The government plans punitive action including a ban on floating new ventures and, in extreme cases, pressing of criminal charges against deliberate non-payment. HT explains:

Who is a wilful defaulter?
Wilful defaulters are borrowers who have not repaid bank loans of more than Rs 25 lakh despite having the capacity to do so, who divert funds to projects other than those for which the loan was availed and who sell off assets that were pledged to get loans without knowledge of the banks.

Why have banks decided to get tough on such borrowers?
Saddled with rising bad debt, banks are moving to press criminal charges and even shame such borrowers by publishing their photographs in newspaper advertisements.

What is at stake?
As on March 31, 2014 nearly Rs 48,464 crore funds are locked up with individuals or firms that have “wilfully” decided not to pay back loans. Some of them have even sold off assets pledged to get loans without informing the banks.

What’s the government?
The government has asked chairmen of the public sector banks to tackle bad loans by devising “suitable strategies.” Under the new rules, even defaulters who have agreed to a one-time settlement will not be able to escape criminal charges, although they will be freed of civil ones.

How is the data on wilful defaulters collated?
Manmohan Singh, the then finance minister in his budget speech on February 28, 1994, had put banks and financial institutions (FIs) on guard against borrowers who have defaulted in their dues. He had said the Reserve Bank of India (RBI) was putting in place arrangements for circulating among banks and FIs names of defaulting borrowers above a threshold limit. He further mentioned that the RBI would also publish a list of defaulting borrowers in cases where suits have been filed by banks and FIs.

Accordingly, RBI prepared a scheme to collect and disseminate information on defaulters of Rs 1 crore or more.

What are features of this scheme to disseminate information on defaulters?
Salient features are: banks and FIs need to submit twice a year to the RBI, details of loan accounts of Rs 1 crore or more that have been classified as doubtful, in a prescribed format, as on March 31 and September 30. This data is circulated in a consolidated form by RBI to the banks and FIs. It is the responsibility of the banks and FIs to ensure accuracy of their data.

What does one-time settlement mean in banking parlance?
Banks enter into OTS with chronic defaulters to recover bad loans. In such settlements, they forgo interest and even part of the principal amount, depending on the loan profile.

What is hypothecation?
Hypothecation is a transaction where a person borrows money from a lender against a security of a movable asset. The security belongs to the borrower and remains in his possession during the repayment period. If the borrower fails to repay the loan, the financier can claim the hypothecated asset after obtaining court order.
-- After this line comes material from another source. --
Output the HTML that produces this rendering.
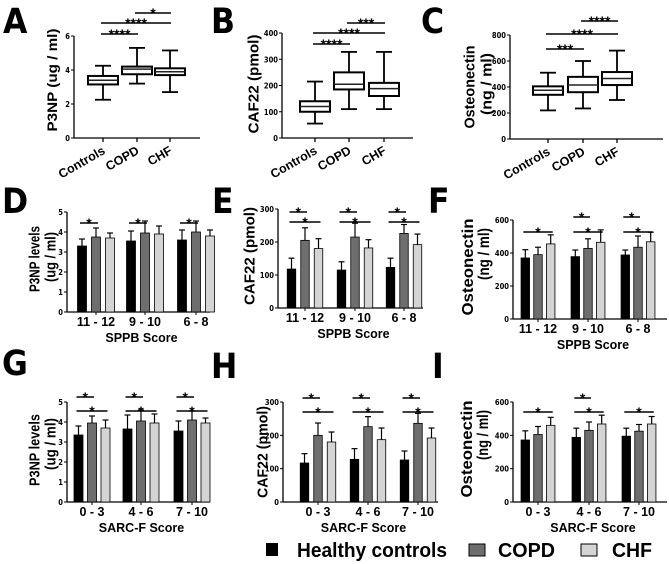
<!DOCTYPE html>
<html><head><meta charset="utf-8"><style>
body{margin:0;background:#fff;}
svg{display:block;font-family:"DejaVu Sans Condensed","Liberation Sans",sans-serif;}
.big{font-family:"DejaVu Sans Condensed","Liberation Sans",sans-serif;font-weight:bold;font-size:35px;}
.tk{font-size:7.5px;font-weight:bold;}
.xl{font-family:"Liberation Sans",sans-serif;font-size:12.5px;font-weight:bold;}
.yl{font-family:"Liberation Sans",sans-serif;font-weight:bold;}
.st{font-family:"Liberation Sans",sans-serif;font-size:14px;font-weight:bold;}
</style></head><body>
<svg id="fig" width="669" height="564" viewBox="0 0 669 564" xmlns="http://www.w3.org/2000/svg">
<text class="big" x="3" y="33">A</text>
<text class="big" x="211" y="33">B</text>
<text class="big" x="421" y="33">C</text>
<text class="big" x="2" y="213">D</text>
<text class="big" x="212" y="213">E</text>
<text class="big" x="428" y="213">F</text>
<text class="big" x="2" y="375">G</text>
<text class="big" x="211" y="378">H</text>
<text class="big" x="432" y="378">I</text>
<g font-family="'Liberation Sans',sans-serif" font-weight="bold" font-size="20">
<rect x="266" y="543" width="12" height="13" fill="#000"/>
<text x="297" y="557" textLength="150" lengthAdjust="spacingAndGlyphs">Healthy controls</text>
<rect x="469" y="544" width="16" height="12" fill="#6e6e6e" stroke="#000"/>
<text x="498" y="557" textLength="57" lengthAdjust="spacingAndGlyphs">COPD</text>
<rect x="581" y="544" width="16" height="12" fill="#d4d4d4" stroke="#000"/>
<text x="612" y="557" textLength="40" lengthAdjust="spacingAndGlyphs">CHF</text>
</g>
</svg>
<script>
// ---- box plot data: [whiskerLow, q1, median, q3, whiskerHigh]
const boxCats = ["Controls","COPD","CHF"];
const aBoxes = [[2.25,3.15,3.4,3.65,4.25],[3.2,3.75,4.05,4.2,5.3],[2.7,3.7,3.9,4.1,5.15]];
const bBoxes = [[55,100,120,140,215],[110,185,205,250,328],[110,160,188,210,328]];
const cBoxes = [[220,340,375,405,510],[235,360,415,478,600],[300,415,465,515,680]];
const aTicks = [0,2,4,6];
const bTicks = [0,100,200,300,400];
const cTicks = [0,200,400,600,800];
// ---- bar data per group: [controls, COPD, CHF]
const sppbCats = ["11 - 12","9 - 10","6 - 8"];
const sarcCats = ["0 - 3","4 - 6","7 - 10"];
const dMeans = [[3.3,3.75,3.7],[3.55,3.95,3.9],[3.6,4.0,3.8]];
const dErr = [[0.35,0.45,0.25],[0.5,0.6,0.4],[0.5,0.55,0.3]];
const eMeans = [[118,205,180],[115,215,182],[123,226,192]];
const eErr = [[33,38,30],[25,42,25],[28,27,32]];
const fMeans = [[370,390,455],[378,428,465],[388,435,468]];
const fErr = [[50,45,55],[40,58,75],[30,68,58]];
const gMeans = [[3.35,3.95,3.7],[3.65,4.05,3.95],[3.55,4.1,3.95]];
const gErr = [[0.45,0.35,0.4],[0.7,0.55,0.45],[0.5,0.45,0.25]];
const hMeans = [[117,200,180],[128,226,187],[126,236,192]];
const hErr = [[28,37,30],[32,30,35],[27,30,30]];
const iMeans = [[372,405,460],[388,430,468],[395,425,468]];
const iErr = [[55,48,48],[55,50,53],[48,40,45]];
const pTicks = [0,1,2,3,4,5];
const cafTicks = [0,100,200,300];
const ostTicks = [0,200,400,600];

const NS="http://www.w3.org/2000/svg";
const fig=document.getElementById('fig');
function mk(tag,attrs,parent,txt){const e=document.createElementNS(NS,tag);for(const k in attrs)e.setAttribute(k,attrs[k]);if(txt!==undefined)e.textContent=txt;(parent||fig).appendChild(e);return e;}

function axes(p,ticks,g){
  const y=v=>p.yb-v/p.ymax*(p.yb-p.yt);
  const ax=mk('line',{x1:p.x0,y1:p.yt,x2:p.x0,y2:p.yb,stroke:'#000','stroke-width':1.3},g);
  
  
  const bx=mk('line',{x1:p.x0,y1:p.yb,x2:p.x1,y2:p.yb,stroke:'#000','stroke-width':1.3},g);
  
  
  ticks.forEach(t=>{
    mk('line',{x1:p.x0-3,y1:y(t),x2:p.x0,y2:y(t),stroke:'#000','stroke-width':1},g);
    const tl=mk('text',{x:p.x0-4,y:y(t)+3,'text-anchor':'end',class:'tk'},g,t);
    
    
  });
  return y;
}
// labels: [text, centerX, centerY, length, fontSize]
function ylabel(g,labels){
  labels.forEach(L=>{
    const bx=L[1]+L[4]*0.36;
    const t=mk('text',{x:bx,y:L[2],class:'yl','font-size':L[4],'text-anchor':'middle',textLength:L[3],lengthAdjust:'spacingAndGlyphs',transform:`rotate(-90 ${bx} ${L[2]})`},g,L[0]);
    
    
  });
}
function sig(g,x1,x2,yy,stars){
  const l=mk('line',{x1:x1,y1:yy,x2:x2,y2:yy,stroke:'#000','stroke-width':1.6},g);
  
  
  const t=mk('text',{x:(x1+x2)/2,y:yy+5,'text-anchor':'middle',class:'st'},g,stars);
  
  
}
function boxPanel(name,p,boxes,ticks,cx,ylabs,sigs){
  const g=mk('g',{});
  
  
  const y=axes(p,ticks,g);
  ylabel(g,ylabs);
  boxes.forEach((b,i)=>{
    const x=cx[i],w=15;
    mk('line',{x1:x,y1:y(b[0]),x2:x,y2:y(b[4]),stroke:'#000','stroke-width':1.8},g);
    mk('line',{x1:x-8,y1:y(b[0]),x2:x+8,y2:y(b[0]),stroke:'#000','stroke-width':1.8},g);
    mk('line',{x1:x-8,y1:y(b[4]),x2:x+8,y2:y(b[4]),stroke:'#000','stroke-width':1.8},g);
    const r=mk('rect',{x:x-w,y:y(b[3]),width:2*w,height:y(b[1])-y(b[3]),fill:'#fff',stroke:'#000','stroke-width':2},g);
    
    
    mk('line',{x1:x-w,y1:y(b[2]),x2:x+w,y2:y(b[2]),stroke:'#222','stroke-width':1.5},g);
    mk('line',{x1:x,y1:p.yb,x2:x,y2:p.yb+4,stroke:'#000','stroke-width':1.3},g);
    const t=mk('text',{x:x+3,y:p.yb+15,'text-anchor':'end',class:'xl',transform:`rotate(-30 ${x+3} ${p.yb+15})`},g,boxCats[i]);
    
    
  });
  sigs.forEach(s=>sig(g,cx[s[0]]-2,cx[s[1]]+1,s[2],s[3]));
}
const fills=['#000','#6e6e6e','#d4d4d4'];
const grpNames=['controls','copd','chf'];
function barPanel(name,p,means,errs,cats,ticks,gx,bw,gap,ylabs,xtitle,sigs){
  const g=mk('g',{});
  
  
  const y=axes(p,ticks,g);
  ylabel(g,ylabs);
  const bxc=(gi,k)=>gx[gi]+(k-1)*gap;
  means.forEach((grp,gi)=>{
    grp.forEach((m,k)=>{
      const x=bxc(gi,k);
      mk('line',{x1:x,y1:y(m),x2:x,y2:y(m+errs[gi][k]),stroke:'#000','stroke-width':1.2},g);
      mk('line',{x1:x-3,y1:y(m+errs[gi][k]),x2:x+3,y2:y(m+errs[gi][k]),stroke:'#000','stroke-width':1.2},g);
      const r=mk('rect',{x:x-bw/2,y:y(m),width:bw,height:p.yb-y(m),fill:fills[k],stroke:'#000','stroke-width':0.8},g);
      
      
    });
    mk('line',{x1:gx[gi],y1:p.yb,x2:gx[gi],y2:p.yb+3,stroke:'#000'},g);
    const t=mk('text',{x:gx[gi],y:p.yb+14,'text-anchor':'middle',class:'xl','font-size':12.5},g,cats[gi]);
    
    
  });
  const xt=mk('text',{x:(p.x0+p.x1)/2+3,y:p.yb+30,'text-anchor':'middle',class:'xl','font-size':14},g,xtitle);
  
  
  sigs.forEach(s=>sig(g,bxc(s[0],0)-2,bxc(s[0],s[1])+2,s[2],'*'));
}
boxPanel('panel-a-p3np',{x0:74,x1:200,yt:36,yb:138,ymax:6},aBoxes,aTicks,[103,137,170],
  [['P3NP (ug / ml)',52,80,103,14]],
  [[0,1,34,'****'],[0,2,23,'****'],[1,2,13,'*']]);
boxPanel('panel-b-caf22',{x0:282,x1:413,yt:33,yb:138,ymax:400},bBoxes,bTicks,[315,349,384],
  [['CAF22 (pmol)',253,84,99,15]],
  [[0,1,44,'****'],[0,2,33,'****'],[1,2,23,'***']]);
boxPanel('panel-c-osteonectin',{x0:510,x1:663,yt:35,yb:139,ymax:800},cBoxes,cTicks,[548,583,617],
  [['Osteonectin',469,87,83,15],['(ng / ml)',486,84,62,15]],
  [[0,1,49,'***'],[0,2,34,'****'],[1,2,21,'****']]);
barPanel('panel-d-p3np-sppb',{x0:67,x1:210,yt:212,yb:312,ymax:5},dMeans,dErr,sppbCats,pTicks,[96,145,196],9,14,
  [['P3NP levels',34,259,66,15],['(ug / ml)',50,257,50,15]],'SPPB Score',
  [[0,1,223],[1,1,223],[2,1,223]]);
barPanel('panel-e-caf22-sppb',{x0:278,x1:423,yt:209,yb:308,ymax:300},eMeans,eErr,sppbCats,cafTicks,[305,355,404],8.5,13.5,
  [['CAF22 (pmol)',249,256,98,15]],'SPPB Score',
  [[0,1,212],[0,2,222],[1,1,212],[1,2,222],[2,1,212],[2,2,222]]);
barPanel('panel-f-osteonectin-sppb',{x0:513,x1:667,yt:220,yb:319,ymax:600},fMeans,fErr,sppbCats,ostTicks,[538,588,638],8.5,12.7,
  [['Osteonectin',467,267,97,16],['(ng / ml)',483,254,52,16]],'SPPB Score',
  [[0,2,232],[1,1,217],[1,2,232],[2,1,217],[2,2,232]]);
barPanel('panel-g-p3np-sarcf',{x0:67,x1:210,yt:402,yb:502,ymax:5},gMeans,gErr,sarcCats,pTicks,[92,141,192],9,13.5,
  [['P3NP levels',34,450,72,15],['(ug / ml)',50,444,52,15]],'SARC-F Score',
  [[0,1,397],[0,2,411],[1,1,397],[1,2,411],[2,1,397],[2,2,411]]);
barPanel('panel-h-caf22-sarcf',{x0:283,x1:438,yt:402,yb:502,ymax:300},hMeans,hErr,sarcCats,cafTicks,[318,368,418],8.5,13.5,
  [['CAF22 (pmol)',262,452,92,15]],'SARC-F Score',
  [[0,1,398],[0,2,412],[1,1,398],[1,2,412],[2,1,398],[2,2,412]]);
barPanel('panel-i-osteonectin-sarcf',{x0:513,x1:667,yt:402,yb:502,ymax:600},iMeans,iErr,sarcCats,ostTicks,[538,589,639],8.5,12.7,
  [['Osteonectin',466,449,97,16],['(ng / ml)',482,435,50,16]],'SARC-F Score',
  [[0,2,412],[1,1,398],[1,2,412],[2,2,412]]);
</script>
</body></html>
How have banks been moving against chronic defaulters?
The RBI has progressively been tightening norms for bank financing of wilful defaulters. In 2008, it had asked banks and financial institutions not to extend loans to promoters and entrepreneurs who have siphoned off funds or falsified accounts for five years to start new ventures.

Wilful defaulters face a financial ban as banks do not lend to them. Such borrowers are barred from being appointed as directors on boards of companies. The five-year ban kicks in from the date the promoter’s name is included in the list of wilful defaulters, put out by RBI.